The falling yen yesterday hit ¥150 per US dollar for the first time since 1990, driven down by the contrast between Japanese monetary easing and aggressive US interest rate hikes.
The currency plunged from February levels of around ¥115 as the Bank of Japan sticks to its ultra-loose policies, designed to encourage sustainable growth in the world’s third-largest economy.
At the same time, the US Federal Reserve has sharply increased borrowing costs in an attempt to quell sky-high inflation fueled by factors including the war in Ukraine.
Photo: Reuters
The yen sank to as low as ¥150.08 per US dollar before easing back soon after.
Analysts said that the yen is likely to continue its slide as long as the two countries’ monetary policies differ, with more dramatic Fed interest-rate hikes likely as US prices increase faster than expected.
Speculation is growing that Japan could prop up its currency again after spending ¥2.8 trillion (US$18.67 billion) in September on an intervention that involves selling US dollars and buying yen.
Japanese Minister of Finance Shunichi Suzuki yesterday called the volatile fluctuations in foreign exchange markets “absolutely intolerable,” adding that authorities would take an “appropriate response” to promote stability.
Suzuki earlier this week declined to confirm whether any unannounced “stealth” interventions had recently taken place.
“The Japanese government is engaged in a game of chicken with the market” on the yen, Rabobank Groep NV FX strategy head Jane Foley said.
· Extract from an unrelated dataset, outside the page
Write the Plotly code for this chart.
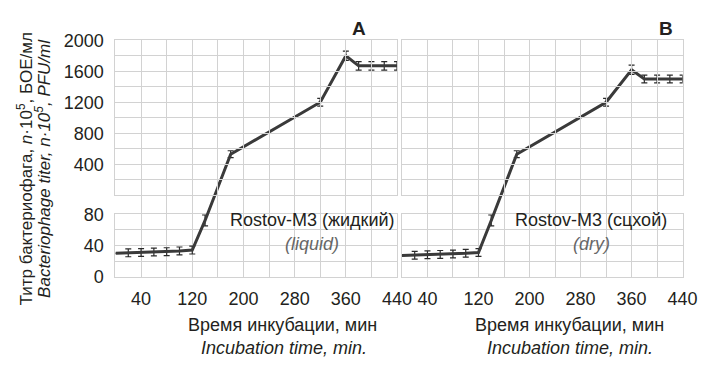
import plotly.graph_objects as go

# ---- data ----
time_min = [0, 20, 40, 60, 80, 100, 120, 140, 180, 320, 360, 380, 400, 420, 440]
titer_liquid = [30, 30.5, 31, 31.5, 32, 33, 34, 72, 530, 1200, 1800, 1670, 1670, 1670, 1670]
err_liquid = [0, 5, 5, 5, 5, 5, 5, 7, 45, 50, 60, 55, 55, 55, 55]
titer_dry = [27, 27.5, 28, 28.5, 29, 30, 31, 72, 530, 1200, 1620, 1500, 1500, 1500, 1500]
err_dry = [0, 5, 5, 5, 5, 5, 5, 7, 45, 50, 60, 50, 50, 50, 50]

x_tickvals = [40, 120, 200, 280, 360, 440]
y_low_ticks = [0, 40, 80]
y_high_ticks = [400, 800, 1200, 1600, 2000]
LOW_MAX = 80
HIGH_MAX = 2000

W, H = 703, 367
FONT = "Liberation Sans, Arial, Helvetica, sans-serif"
GRID = "#d2d2d2"
TXT = "#231f20"
LINE = "#3a3a3a"


def px_x(p):
    return p / W


def px_y(p):
    return 1 - p / H


dom_a = [px_x(118), px_x(405.7)]
dom_b = [px_x(410.7), px_x(697.5)]
low_dom = [px_y(282), px_y(216)]
high_dom = [px_y(196), px_y(32)]
full_dom = [low_dom[0], high_dom[1]]
full_h = full_dom[1] - full_dom[0]


def broken_scale(v):
    """Map a titer value onto the combined (broken) axis, 0..1 over full_dom."""
    if v <= LOW_MAX:
        frac = low_dom[0] + v / LOW_MAX * (low_dom[1] - low_dom[0])
    else:
        frac = high_dom[0] + v / HIGH_MAX * (high_dom[1] - high_dom[0])
    return (frac - full_dom[0]) / full_h


def broken_err(v, e):
    if v <= LOW_MAX:
        return e / LOW_MAX * (low_dom[1] - low_dom[0]) / full_h
    return e / HIGH_MAX * (high_dom[1] - high_dom[0]) / full_h


fig = go.Figure()

# dummy traces so the grid subplots exist
for xa, ya in [("x", "y"), ("x2", "y2"), ("x3", "y3"), ("x4", "y4")]:
    fig.add_trace(go.Scatter(x=[None], y=[None], xaxis=xa, yaxis=ya,
                             showlegend=False, hoverinfo="skip"))

for vals, errs, xa, ya in [(titer_liquid, err_liquid, "x", "y5"),
                           (titer_dry, err_dry, "x3", "y6")]:
    fig.add_trace(go.Scatter(
        x=time_min,
        y=[broken_scale(v) for v in vals],
        mode="lines",
        line=dict(color=LINE, width=3),
        error_y=dict(type="data", array=[broken_err(v, e) for v, e in zip(vals, errs)],
                     visible=True, color="#2a2a2a", thickness=1.2, width=3),
        xaxis=xa, yaxis=ya, showlegend=False, hoverinfo="skip",
    ))

tickfont = dict(family=FONT, size=18, color=TXT)

xcommon = dict(range=[0, 440], tickvals=x_tickvals, showgrid=True, gridcolor=GRID,
               gridwidth=1, minor=dict(dtick=40, tick0=0, showgrid=True, gridcolor=GRID, gridwidth=1),
               zeroline=False, showline=True, mirror=True, linecolor=GRID, linewidth=1,
               ticks="", tickfont=tickfont, fixedrange=True, ticklabelstandoff=6)

ylow = dict(range=[0, LOW_MAX], tickvals=y_low_ticks, showgrid=True, gridcolor=GRID,
            minor=dict(dtick=20, tick0=0, showgrid=True, gridcolor=GRID),
            zeroline=False, showline=True, mirror=True, linecolor=GRID, linewidth=1,
            ticks="", tickfont=tickfont, domain=low_dom, ticklabelstandoff=7, fixedrange=True)
yhigh = dict(range=[0, HIGH_MAX], tickvals=y_high_ticks, showgrid=True, gridcolor=GRID,
             minor=dict(dtick=200, tick0=0, showgrid=True, gridcolor=GRID),
             zeroline=False, showline=True, mirror=True, linecolor=GRID, linewidth=1,
             ticks="", tickfont=tickfont, domain=high_dom, ticklabelstandoff=7, fixedrange=True)

fig.update_layout(
    width=W, height=H,
    margin=dict(l=0, r=0, t=0, b=0),
    paper_bgcolor="white", plot_bgcolor="rgba(0,0,0,0)",
    xaxis=dict(**xcommon, domain=dom_a, anchor="y", showticklabels=True),
    xaxis2=dict(**xcommon, domain=dom_a, anchor="y2", showticklabels=False),
    xaxis3=dict(**xcommon, domain=dom_b, anchor="y3", showticklabels=True),
    xaxis4=dict(**xcommon, domain=dom_b, anchor="y4", showticklabels=False),
    yaxis=dict(**ylow, anchor="x", showticklabels=True),
    yaxis2=dict(**yhigh, anchor="x2", showticklabels=True),
    yaxis3=dict(**ylow, anchor="x3", showticklabels=False),
    yaxis4=dict(**yhigh, anchor="x4", showticklabels=False),
    yaxis5=dict(range=[0, 1], domain=full_dom, anchor="x", visible=False, fixedrange=True),
    yaxis6=dict(range=[0, 1], domain=full_dom, anchor="x3", visible=False, fixedrange=True),
)

ann = []


def add_text(text, cx, cy, size=18, color=TXT, angle=0):
    ann.append(dict(text=text, x=px_x(cx), y=px_y(cy), xref="paper", yref="paper",
                    xanchor="center", yanchor="middle", showarrow=False, textangle=angle,
                    font=dict(family=FONT, size=size, color=color)))


add_text("<b>A</b>", 367, 20, size=19)
add_text("<b>B</b>", 681, 20, size=19)
add_text("Rostov-M3 (жидкий)", 319, 222)
add_text("<i>(liquid)</i>", 319, 248, color="#666666")
add_text("Rostov-M3 (сцхой)", 604, 222)
add_text("<i>(dry)</i>", 604, 248, color="#666666")
add_text("Время инкубации, мин", 289, 333)
add_text("<i>Incubation time, min.</i>", 290, 357)
add_text("Время инкубации, мин", 582, 333)
add_text("<i>Incubation time, min.</i>", 582, 357)
add_text("Титр бактериофага, <i>n</i>·10<sup>5</sup>, БОЕ/мл", 25, 168, size=17, angle=-90)
add_text("<i>Bacteriophage titer, n·10<sup>5</sup>, PFU/ml</i>", 44, 168, size=17, angle=-90)

fig.update_layout(annotations=ann)

fig.write_html("out.html")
“There isn’t a limit,” she said. “Interest rate differentials suggest there is a strong drag on the dollar-to-yen to go higher.”
A weaker yen inflates profits for Japanese exporters, but can also weigh on the country’s trade balance.
Japan is heavily reliant on imported energy along with much of its food.
The country posted a trade deficit for the 14th month in a row, Japanese government data showed yesterday, with exports and imports ballooning to record highs.
Imports totaled ¥10.9 trillion last month, up nearly 46 percent from the same month a year earlier on the back of rising oil and gas costs, while exports totaled ¥8.8 trillion, with the strongest growth in vehicles and steel. It was the 20th straight month of year-on-year monthly gains.
The intervention in September “managed to stabilize the dollar-to-yen rate for a while, because traders are frightened of intervention” that could cause them to lose money, Foley said.
However, the effect of such interventions would be limited if the gap between Japanese and US monetary policy remains, she added.
“It’s very unlikely that anything is going to change from policy, at least until the spring,” when key wage negotiations take place in Japan, she said.
Japan scrapped its COVID-19 border restrictions and reopened to tourists this month, with many visitors finding shopping, eating out and domestic travel a bargain given the weak yen and years of stubbornly low inflation.
Prices are now rising in Japan, although at a slower pace than in other major economies, with inflation registering at 2.8 percent in August.
That is above the Bank of Japan’s target for sustained 2 percent inflation, but it views the price increases as temporary and therefore has kept its easy-money policies in place.